By the time they took over, Swordfish Lodge Management, which ran the lodge and whose only director was Bryers, was $2.7 million in debt. The accounts were in a mess with a substantial amount owing to Inland Revenue, and the lodge had a 75 per cent vacancy rate.
But the creditors, led by Annette Rowson, of Papamoa, approached an Auckland law firm which applied for a court-appointed administrator, a first in New Zealand since company insolvency law changed last year.
The investors were pleased to make history. The alternative would have been to appoint a liquidator and risk losing everything.
But sitting in the sun at the Gulf Harbour Country Club, a short drive from the lodge, they know they are in for a tough time. Winter is coming, maintenance costs are mounting, the lodge is rarely well-booked, they have to find new hotel managers and the kitchen is closed.
The investors are unsure who owns the kitchen, or a large conference room.
They are the subject of a dispute between Bryers and Starline, a company owned by developers Roger Coulson and Jamie Peters.
With the kitchen closed, the investors need the country club's catering services to honour a wedding booked this weekend, and for another wedding and three conferences.
They will lose even more money to honour the bookings. The deposits for the functions have long gone, and the club's catering quotes are more expensive than they budgeted for.
But, they shrug, that's life. They've just got to get on with it.
They can't believe the lodge has been running at a loss since 2005 without them knowing, propped up by Blue Sky Holdings, one of 21 Blue Chip companies in liquidation.

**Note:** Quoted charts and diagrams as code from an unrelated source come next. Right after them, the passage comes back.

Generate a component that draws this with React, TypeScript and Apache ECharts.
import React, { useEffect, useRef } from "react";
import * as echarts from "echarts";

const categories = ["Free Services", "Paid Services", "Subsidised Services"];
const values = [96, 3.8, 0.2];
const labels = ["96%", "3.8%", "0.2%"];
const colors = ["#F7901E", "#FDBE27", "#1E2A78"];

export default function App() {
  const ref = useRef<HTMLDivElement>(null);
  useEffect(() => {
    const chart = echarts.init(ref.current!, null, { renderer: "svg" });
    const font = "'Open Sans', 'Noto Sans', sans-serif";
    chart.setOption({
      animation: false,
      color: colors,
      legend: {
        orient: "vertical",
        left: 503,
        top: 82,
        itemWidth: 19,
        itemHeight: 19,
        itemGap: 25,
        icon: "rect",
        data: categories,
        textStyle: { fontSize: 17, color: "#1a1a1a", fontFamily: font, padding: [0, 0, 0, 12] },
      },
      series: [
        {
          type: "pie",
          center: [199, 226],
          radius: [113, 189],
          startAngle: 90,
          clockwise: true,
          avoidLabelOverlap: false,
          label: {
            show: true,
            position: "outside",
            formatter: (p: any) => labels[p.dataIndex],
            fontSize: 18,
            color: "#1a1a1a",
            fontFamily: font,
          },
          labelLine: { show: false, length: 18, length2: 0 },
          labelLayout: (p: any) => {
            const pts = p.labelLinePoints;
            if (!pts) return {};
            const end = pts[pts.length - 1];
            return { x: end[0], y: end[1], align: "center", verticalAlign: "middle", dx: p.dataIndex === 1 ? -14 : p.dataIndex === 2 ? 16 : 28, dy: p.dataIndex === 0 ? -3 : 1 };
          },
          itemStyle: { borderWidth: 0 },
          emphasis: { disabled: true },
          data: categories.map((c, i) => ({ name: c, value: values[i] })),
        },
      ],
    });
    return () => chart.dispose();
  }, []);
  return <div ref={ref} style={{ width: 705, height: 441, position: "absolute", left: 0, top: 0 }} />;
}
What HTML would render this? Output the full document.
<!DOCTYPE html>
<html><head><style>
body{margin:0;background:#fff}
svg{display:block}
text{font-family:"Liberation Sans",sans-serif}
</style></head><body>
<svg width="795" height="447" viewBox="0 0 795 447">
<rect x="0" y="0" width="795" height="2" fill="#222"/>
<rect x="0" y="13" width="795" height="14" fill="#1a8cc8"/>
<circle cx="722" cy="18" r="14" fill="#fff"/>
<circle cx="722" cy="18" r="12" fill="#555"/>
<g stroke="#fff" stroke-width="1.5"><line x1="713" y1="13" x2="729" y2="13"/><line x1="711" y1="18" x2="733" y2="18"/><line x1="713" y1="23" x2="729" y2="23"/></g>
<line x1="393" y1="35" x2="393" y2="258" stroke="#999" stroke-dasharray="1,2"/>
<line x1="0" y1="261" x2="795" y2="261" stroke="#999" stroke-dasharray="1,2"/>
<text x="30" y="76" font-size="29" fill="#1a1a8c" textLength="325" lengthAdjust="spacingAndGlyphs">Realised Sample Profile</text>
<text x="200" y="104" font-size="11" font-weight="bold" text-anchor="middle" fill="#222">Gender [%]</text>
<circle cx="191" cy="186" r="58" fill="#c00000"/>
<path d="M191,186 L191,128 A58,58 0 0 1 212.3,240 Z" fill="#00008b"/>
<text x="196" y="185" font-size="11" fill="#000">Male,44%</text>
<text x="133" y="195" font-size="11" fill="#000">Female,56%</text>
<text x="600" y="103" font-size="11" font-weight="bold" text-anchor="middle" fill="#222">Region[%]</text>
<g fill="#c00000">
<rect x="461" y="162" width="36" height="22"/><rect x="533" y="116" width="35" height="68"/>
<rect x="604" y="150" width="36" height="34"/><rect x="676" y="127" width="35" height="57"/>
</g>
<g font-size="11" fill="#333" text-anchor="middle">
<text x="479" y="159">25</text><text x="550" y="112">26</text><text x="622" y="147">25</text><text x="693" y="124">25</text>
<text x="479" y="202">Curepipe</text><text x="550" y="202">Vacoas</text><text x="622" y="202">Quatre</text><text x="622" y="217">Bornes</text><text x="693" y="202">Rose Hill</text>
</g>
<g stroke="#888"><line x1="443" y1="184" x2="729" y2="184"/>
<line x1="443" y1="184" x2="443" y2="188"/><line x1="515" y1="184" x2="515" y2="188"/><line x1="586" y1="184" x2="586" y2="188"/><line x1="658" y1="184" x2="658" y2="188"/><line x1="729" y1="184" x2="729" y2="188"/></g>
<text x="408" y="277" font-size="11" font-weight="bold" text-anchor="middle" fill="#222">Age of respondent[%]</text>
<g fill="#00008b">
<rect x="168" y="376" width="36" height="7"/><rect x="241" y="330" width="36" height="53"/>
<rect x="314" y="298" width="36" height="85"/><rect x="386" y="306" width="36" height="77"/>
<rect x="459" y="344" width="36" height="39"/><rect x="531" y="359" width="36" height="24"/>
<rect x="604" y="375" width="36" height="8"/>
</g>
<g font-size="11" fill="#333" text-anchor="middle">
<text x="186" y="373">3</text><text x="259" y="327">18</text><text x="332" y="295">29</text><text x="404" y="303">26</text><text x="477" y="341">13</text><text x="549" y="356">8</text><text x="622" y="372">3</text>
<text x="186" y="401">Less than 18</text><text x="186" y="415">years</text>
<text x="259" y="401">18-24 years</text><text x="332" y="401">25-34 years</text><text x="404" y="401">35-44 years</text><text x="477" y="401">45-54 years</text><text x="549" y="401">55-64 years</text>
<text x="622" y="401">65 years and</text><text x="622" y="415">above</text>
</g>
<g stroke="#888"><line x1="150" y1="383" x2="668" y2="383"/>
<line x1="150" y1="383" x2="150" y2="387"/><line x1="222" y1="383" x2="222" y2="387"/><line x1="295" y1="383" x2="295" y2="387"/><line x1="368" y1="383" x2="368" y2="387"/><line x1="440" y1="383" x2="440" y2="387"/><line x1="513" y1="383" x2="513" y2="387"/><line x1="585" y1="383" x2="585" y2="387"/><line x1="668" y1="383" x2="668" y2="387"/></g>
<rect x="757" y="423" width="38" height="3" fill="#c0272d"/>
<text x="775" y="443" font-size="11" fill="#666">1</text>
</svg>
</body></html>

Rowson and her husband Kevin were among the few investors who realised they were buying a hotel room. Most of the others thought they were buying a self-contained unit which could be rented out.
Some thought they were buying homes, which the tenants could buy after three years using a "gift" from the Blue Chip company managing the property as a deposit.
They point to the stove listed in the chattels. Instead they got a hotel room with a sink, a small fridge and a kettle.
Now they've registered a new company, Gulf Harbour Investors Association Ltd, trading as Gulf Harbour Lodge.
Lodge guests have traditionally had the right to use the neighbouring club's tennis court, pool, spa and gym, and they hope that continues.
In the meantime, there is maintenance to be done, guests to attract and marketing plans to be made.
As they tell their story, they interject in short bursts. "We've come out fighting," says one. Another adds: "We're pig-headed enough to make this work."